Charles Villiers Stanford: Piano Quartet in F
Major
Born and raised in
Dublin, Stanford was the only son of a prosperous Protestant lawyer. His genius
for classical musical forms gained him admission to Cambridge University at the
age of 18. Afterward he went to Germany to study composition with Carl Reinecke
in Leipzig, and later with Friedrich Kiel in Berlin. He went on to compose in
almost every music form including seven symphonies; ten operas; chamber, piano,
and organ pieces; and over thirty large-scale choral works. His voluminous
sacred music continues to be the foundation of the Anglican tradition.
Stanford has
often been dismissed in recent years as a German imitator: an unoriginal
fabricator of "Brahmsian" music. However, anything more than a
cursory investigation of his music reveals his Celtic roots, as well as his
intense individuality.

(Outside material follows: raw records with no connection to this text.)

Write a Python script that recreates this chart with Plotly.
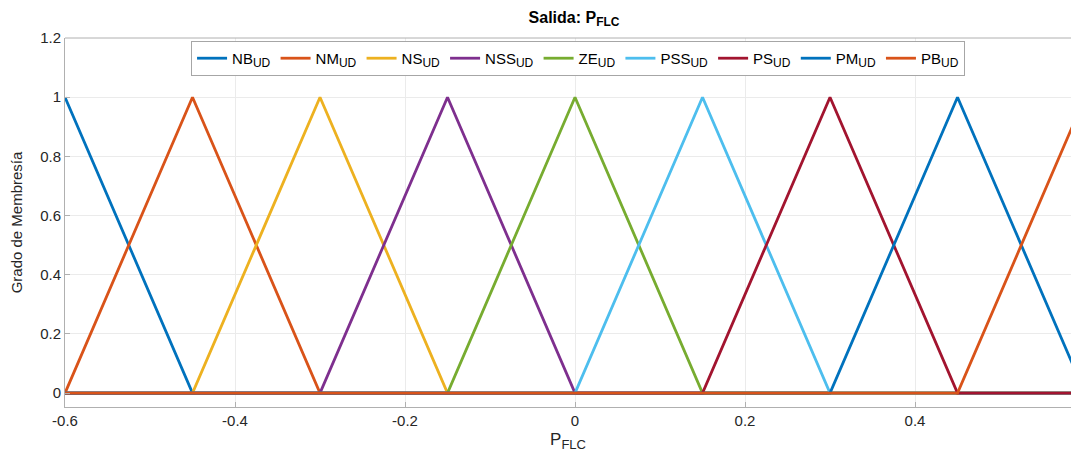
import plotly.graph_objects as go

# Membership function breakpoints for the output P_FLC
x_grid = [-0.6, -0.45, -0.3, -0.15, 0.0, 0.15, 0.3, 0.45, 0.6]

labels = ["NB", "NM", "NS", "NSS", "ZE", "PSS", "PS", "PM", "PB"]

NB = [1, 0, 0, 0, 0, 0, 0, 0, 0]
NM = [0, 1, 0, 0, 0, 0, 0, 0, 0]
NS = [0, 0, 1, 0, 0, 0, 0, 0, 0]
NSS = [0, 0, 0, 1, 0, 0, 0, 0, 0]
ZE = [0, 0, 0, 0, 1, 0, 0, 0, 0]
PSS = [0, 0, 0, 0, 0, 1, 0, 0, 0]
PS = [0, 0, 0, 0, 0, 0, 1, 0, 0]
PM = [0, 0, 0, 0, 0, 0, 0, 1, 0]
PB = [0, 0, 0, 0, 0, 0, 0, 0, 1]

series = [NB, NM, NS, NSS, ZE, PSS, PS, PM, PB]

colors = ["#0072BD", "#D95319", "#EDB120", "#7E2F8E", "#77AC30",
          "#4DBEEE", "#A2142F", "#0072BD", "#D95319"]

x_ticks = [-0.6, -0.4, -0.2, 0, 0.2, 0.4, 0.6]
y_ticks = [0, 0.2, 0.4, 0.6, 0.8, 1, 1.2]

FONT = "Liberation Sans, Arial, Helvetica, sans-serif"
TXT = "#262626"


def sub(text, size):
    return f'<sub><span style="font-size:{size}px">{text}</span></sub>'


fig = go.Figure()
for name, vals, col in zip(labels, series, colors):
    fig.add_trace(go.Scatter(
        x=x_grid, y=vals, mode="lines",
        name=f"{name}{sub('UD', 12)}",
        line=dict(color=col, width=2.8),
    ))

fig.update_layout(
    width=1071, height=452,
    margin=dict(l=65, r=0, t=38, b=45),
    paper_bgcolor="white", plot_bgcolor="white",
    font=dict(family=FONT, size=14, color=TXT),
    title=dict(
        text=f"<b>Salida: P{sub('FLC', 12)}</b>",
        x=0.536, xanchor="center", y=0.962, yanchor="middle",
        font=dict(family=FONT, size=16, color="#000000"),
    ),
    showlegend=True,
    legend=dict(
        orientation="h", x=0.51, xanchor="center", y=0.992, yanchor="top",
        bgcolor="white", bordercolor="#a6a6a6", borderwidth=1,
        font=dict(family=FONT, size=15, color="#000000"),
        itemwidth=30, tracegroupgap=0,
    ),
    xaxis=dict(
        range=[-0.6, 0.5835], tickvals=x_ticks,
        ticktext=[f"{v:g}" for v in x_ticks],
        showgrid=True, gridcolor="#ebebeb", gridwidth=1,
        showline=True, linecolor="#b0b0b0", linewidth=1,
        ticks="inside", ticklen=5, tickcolor="#b0b0b0",
        zeroline=False, mirror=False,
        tickfont=dict(size=15, color=TXT),
        title=dict(text=f"P{sub('FLC', 13)}", font=dict(size=17, color=TXT), standoff=6),
    ),
    yaxis=dict(
        range=[-0.047, 1.2], tickvals=y_ticks,
        ticktext=[f"{v:g}" for v in y_ticks],
        showgrid=True, gridcolor="#ebebeb", gridwidth=1,
        showline=True, linecolor="#b0b0b0", linewidth=1,
        ticks="inside", ticklen=5, tickcolor="#b0b0b0",
        zeroline=False,
        tickfont=dict(size=15, color=TXT),
        title=dict(text="Grado de Membresía", font=dict(size=15, color=TXT), standoff=13),
    ),
)

# top border of the axes box
fig.add_shape(type="line", xref="paper", yref="paper", x0=0, x1=1, y0=1, y1=1,
              line=dict(color="#b0b0b0", width=1))

fig.write_html("out.html")
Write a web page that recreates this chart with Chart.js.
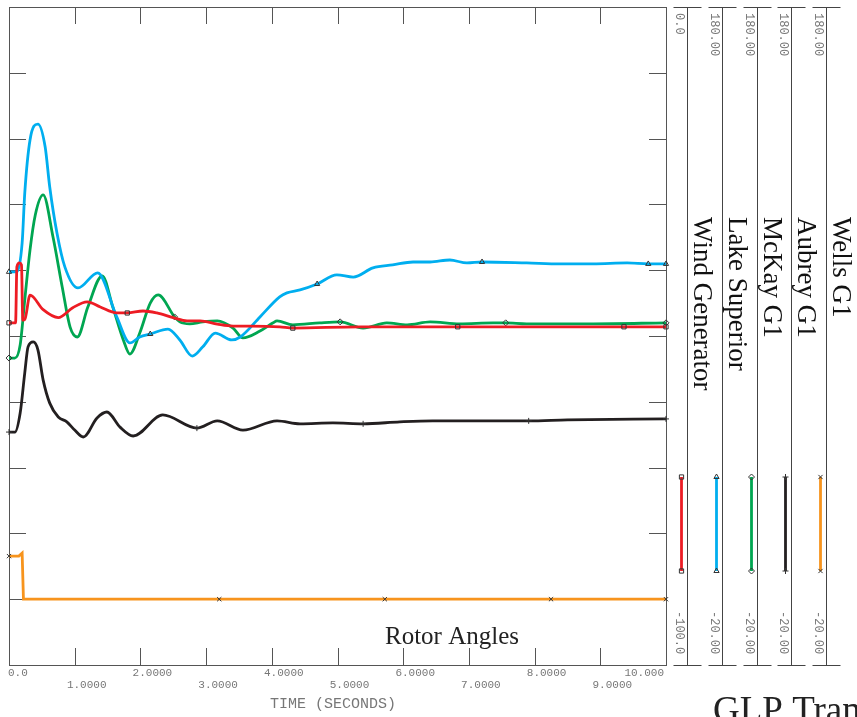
<!DOCTYPE html>
<html lang="en">
<head>
<meta charset="UTF-8">
<title>Rotor Angles</title>
<script src="https://cdn.jsdelivr.net/npm/chart.js"></script>
<style>
  html, body { margin: 0; padding: 0; background: #fff; }
  #wrap { width: 857px; height: 717px; overflow: hidden; }
</style>
</head>
<body>
<div id="wrap"><canvas id="rotorChart" width="857" height="717"></canvas></div>
<script>
  // channel order, left to right in the side panel
  const channelNames = ['Wind Generator', 'Lake Superior', 'McKay G1', 'Aubrey G1', 'Wells G1'];
  const channelColors = ['#ed1c24', '#00aeef', '#00a651', '#231f20', '#f7941d'];
  const channelMarks = ['rect', 'triangle', 'rectRot', 'cross', 'crossRot'];
  const scaleTop = ['0.0', '180.00', '180.00', '180.00', '180.00'];
  const scaleBottom = ['-100.0', '-20.00', '-20.00', '-20.00', '-20.00'];

  const timeTicks = [0, 1, 2, 3, 4, 5, 6, 7, 8, 9, 10];
  const timeLabels = ['0.0', '1.0000', '2.0000', '3.0000', '4.0000', '5.0000', '6.0000', '7.0000', '8.0000', '9.0000', '10.000'];

  // Wind Generator
  const windTime = [0, 0.10, 0.12, 0.16, 0.19, 0.21, 0.24, 0.32, 0.52, 0.75, 0.97, 1.19, 1.39, 1.64, 1.80, 2.04, 2.25, 2.50, 2.71, 2.91, 3.17, 3.41, 3.67, 4.12, 4.32, 5.34, 6.83, 8.89, 9.36, 10];
  const windAngle = [-48.0, -48.0, -39.5, -38.9, -39.2, -47.6, -47.5, -43.8, -46.0, -47.2, -45.7, -44.8, -45.6, -46.5, -46.5, -46.2, -46.5, -47.2, -47.7, -47.7, -48.2, -48.5, -48.5, -48.6, -48.8, -48.6, -48.6, -48.6, -48.6, -48.6];
  const windMarks = [0, 1.80, 4.32, 6.83, 9.36, 10];

  // Lake Superior
  const lakeTime = [0, 0.12, 0.20, 0.24, 0.32, 0.44, 0.55, 0.62, 0.73, 0.85, 1.05, 1.35, 1.64, 1.84, 1.99, 2.15, 2.42, 2.60, 2.79, 2.95, 3.14, 3.39, 3.52, 3.82, 4.12, 4.23, 4.43, 4.69, 4.99, 5.24, 5.54, 5.84, 6.15, 6.41, 6.71, 6.97, 7.20, 7.88, 8.39, 8.89, 9.41, 9.73, 10];
  const lakeAngle = [99.5, 99.5, 108.3, 123.5, 139.6, 144.4, 137.5, 125.3, 111.3, 101.0, 94.6, 99.2, 85.8, 77.9, 79.7, 80.6, 82.1, 78.8, 73.9, 76.7, 80.9, 78.8, 79.7, 85.8, 91.9, 93.1, 94.0, 95.8, 98.6, 97.9, 100.7, 101.6, 102.5, 102.5, 103.1, 102.2, 102.5, 102.2, 101.9, 101.9, 102.2, 101.9, 101.9];
  const lakeMarks = [0, 2.15, 4.69, 7.20, 9.73, 10];

  // McKay G1
  const mckayTime = [0, 0.09, 0.17, 0.24, 0.32, 0.40, 0.52, 0.67, 0.81, 0.93, 1.04, 1.20, 1.42, 1.58, 1.74, 1.84, 1.99, 2.15, 2.27, 2.52, 2.60, 2.75, 2.95, 3.17, 3.41, 3.56, 3.82, 4.02, 4.08, 4.32, 4.73, 5.04, 5.39, 5.75, 6.06, 6.41, 6.86, 7.37, 7.56, 7.88, 8.89, 10];
  const mckayAngle = [73.3, 73.3, 77.3, 91.0, 106.2, 116.8, 122.9, 110.1, 94.9, 82.7, 79.7, 88.8, 98.3, 88.8, 78.8, 74.5, 80.9, 90.0, 92.5, 85.8, 84.3, 83.7, 84.3, 84.6, 82.4, 79.4, 81.5, 84.0, 84.6, 83.4, 84.0, 84.3, 82.4, 84.0, 83.4, 84.3, 83.7, 84.0, 84.0, 83.7, 83.7, 84.0];
  const mckayMarks = [0, 2.52, 5.04, 7.56, 10];

  // Aubrey G1
  const aubreyTime = [0, 0.09, 0.17, 0.24, 0.29, 0.37, 0.44, 0.52, 0.62, 0.75, 0.88, 1.00, 1.13, 1.34, 1.49, 1.69, 1.89, 2.34, 2.86, 3.17, 3.56, 4.08, 4.43, 4.93, 5.39, 5.95, 6.45, 7.47, 7.91, 8.50, 10];
  const aubreyAngle = [50.8, 50.8, 56.6, 68.8, 76.7, 78.2, 75.8, 66.6, 59.6, 55.4, 53.9, 51.4, 49.3, 55.1, 56.9, 52.3, 49.6, 56.0, 52.0, 54.2, 51.4, 54.2, 53.3, 53.6, 53.3, 53.9, 54.2, 54.2, 54.2, 54.5, 54.8];
  const aubreyMarks = [0, 2.86, 5.39, 7.91, 10];

  // Wells G1
  const wellsTime = [0, 0.15, 0.20, 0.22, 3.20, 5.72, 8.25, 10];
  const wellsAngle = [13.1, 13.1, 14.0, 0, 0, 0, 0, 0];
  const wellsMarks = [0, 3.20, 5.72, 8.25, 10];

  const seriesTime = [windTime, lakeTime, mckayTime, aubreyTime, wellsTime];
  const seriesAngle = [windAngle, lakeAngle, mckayAngle, aubreyAngle, wellsAngle];
  const seriesMarks = [windMarks, lakeMarks, mckayMarks, aubreyMarks, wellsMarks];

  const datasets = channelNames.map((name, i) => ({
    label: name,
    data: seriesTime[i].map((t, k) => ({ x: t, y: seriesAngle[i][k] })),
    yAxisID: i === 0 ? 'yWind' : 'y',
    borderColor: channelColors[i],
    borderWidth: 2.8,
    cubicInterpolationMode: i === 4 ? 'default' : 'monotone',
    tension: i === 4 ? 0 : 0.4,
    pointStyle: channelMarks[i],
    pointRadius: ctx => (ctx.raw && seriesMarks[i].includes(ctx.raw.x)) ? 3 : 0,
    pointBorderColor: '#333',
    pointBackgroundColor: 'rgba(0,0,0,0)',
    pointBorderWidth: 1,
    clip: 8
  }));

  const mono = "'Liberation Mono', 'DejaVu Sans Mono', monospace";
  const serif = "'Liberation Serif', 'DejaVu Serif', serif";

  function downText(ctx, s, x, y) {
    ctx.save();
    ctx.translate(x, y);
    ctx.rotate(Math.PI / 2);
    ctx.fillText(s, 0, 0);
    ctx.restore();
  }

  // frame, inward ticks and the side panel
  const plotFrame = {
    id: 'plotFrame',
    beforeDatasetsDraw(chart) {
      const { ctx, chartArea: a, scales } = chart;
      ctx.save();
      ctx.strokeStyle = '#555';
      ctx.lineWidth = 1;
      ctx.strokeRect(a.left + 0.5, a.top + 0.5, a.right - a.left, a.bottom - a.top);
      ctx.beginPath();
      timeTicks.slice(1, -1).forEach(t => {
        const px = Math.round(scales.x.getPixelForValue(t)) + 0.5;
        ctx.moveTo(px, a.top); ctx.lineTo(px, a.top + 17);
        ctx.moveTo(px, a.bottom); ctx.lineTo(px, a.bottom - 17);
      });
      for (let v = 0; v <= 160; v += 20) {
        const py = Math.round(scales.y.getPixelForValue(v)) + 0.5;
        ctx.moveTo(a.left, py); ctx.lineTo(a.left + 17, py);
        ctx.moveTo(a.right, py); ctx.lineTo(a.right - 17, py);
      }
      ctx.stroke();
      ctx.restore();
    },
    afterDraw(chart) {
      const { ctx, chartArea: a, scales } = chart;
      ctx.save();

      // time axis labels, two staggered rows
      ctx.fillStyle = '#777';
      ctx.font = '11px ' + mono;
      ctx.textBaseline = 'alphabetic';
      timeTicks.forEach((t, i) => {
        const px = scales.x.getPixelForValue(t);
        const row = i % 2 === 0 ? 676 : 688;
        if (i === 0) { ctx.textAlign = 'left'; ctx.fillText(timeLabels[i], a.left - 1, row); }
        else if (i === timeTicks.length - 1) { ctx.textAlign = 'right'; ctx.fillText(timeLabels[i], a.right - 2, row); }
        else { ctx.textAlign = 'center'; ctx.fillText(timeLabels[i], px + 12, row); }
      });
      ctx.font = '15px ' + mono;
      ctx.textAlign = 'center';
      ctx.fillText('TIME (SECONDS)', 333, 708);

      ctx.fillStyle = '#222';
      ctx.font = '25px ' + serif;
      ctx.fillText('Rotor Angles', 452, 644);

      ctx.textAlign = 'left';
      ctx.font = '37px ' + serif;
      ctx.fillText('GLP Transient', 713, 722);

      // side panel columns
      channelNames.forEach((name, i) => {
        const lx = Math.round(687 + i * 34.8) + 0.5;
        ctx.strokeStyle = '#444';
        ctx.lineWidth = 1;
        ctx.beginPath();
        ctx.moveTo(lx, a.top); ctx.lineTo(lx, a.bottom);
        ctx.moveTo(lx - 14, a.top + 0.5); ctx.lineTo(lx + 14, a.top + 0.5);
        ctx.moveTo(lx - 14, a.bottom + 0.5); ctx.lineTo(lx + 14, a.bottom + 0.5);
        ctx.stroke();

        ctx.fillStyle = '#777';
        ctx.font = '12px ' + mono;
        downText(ctx, scaleTop[i], lx - 12, 13);
        downText(ctx, scaleBottom[i], lx - 12, 611);

        ctx.fillStyle = '#111';
        ctx.font = '27px ' + serif;
        downText(ctx, name, lx + 6, 217);

        // sample line with its markers
        const sx = lx - 6;
        ctx.strokeStyle = channelColors[i];
        ctx.lineWidth = 2.8;
        ctx.beginPath();
        ctx.moveTo(sx, 477); ctx.lineTo(sx, 571);
        ctx.stroke();
        ctx.strokeStyle = '#333';
        ctx.fillStyle = 'rgba(0,0,0,0)';
        ctx.lineWidth = 1;
        [477, 571].forEach(yy => {
          Chart.helpers.drawPoint(ctx, { pointStyle: channelMarks[i], radius: 3, borderWidth: 1, rotation: 0 }, sx, yy);
        });
      });
      ctx.restore();
    }
  };

  new Chart(document.getElementById('rotorChart'), {
    type: 'line',
    data: { datasets },
    options: {
      responsive: false,
      animation: false,
      layout: { padding: { left: 9, top: 7, right: 191, bottom: 52 } },
      scales: {
        x: { type: 'linear', min: timeTicks[0], max: timeTicks[timeTicks.length - 1], display: false },
        y: { min: parseFloat(scaleBottom[1]), max: parseFloat(scaleTop[1]), display: false },
        yWind: { min: parseFloat(scaleBottom[0]), max: parseFloat(scaleTop[0]), display: false }
      },
      plugins: {
        legend: { display: false },
        tooltip: { enabled: false }
      }
    },
    plugins: [plotFrame]
  });
</script>
</body>
</html>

This combining of German and Celtic traditions to create
an integrated idiom was instrumental in establishing an English style upon
which the next generation of British composers could build.
Stanford’s
Piano Quartet was written in 1879 and may be regarded as the first composed by
an English composer. (The Scottish composer Alexander Campbell Mackenzie
composed a quartet in 1873.) Both the Stanford and the Mackenzie are included
in a two CD set of British piano quartets recorded by the Ames Piano Quartet on
Albany Recordings.
Antonin Dvorák: Piano Quartet in E-flat Major, Op.
87
Dvorák's knack for expressing himself and his beloved Czech heritage in music that is fresh and accessible never permitted him to equate musical weight with severity of style. Thus it is that even his large-scale works in the standard forms contain something of the high spirits of the wildly popular Slavonic Dances. The Piano Quartet, Op.87 is no exception. Composed in 1889, two years before Dvorák's voyage to New York and Iowa, the work combines considerable compositional mastery with ready appeal. Each movement—the first with its opening piano-strings dialogue and thumping rhythms, the expansive and elegant Largo, the genial third movement waltz, and the energetic Finale—allows for the interplay of exuberance and poignancy, nostalgia and nonchalance. The Ames Piano Quartet's CD of the Dvorák Quartets is available on Dorian Recordings (DOR-90125).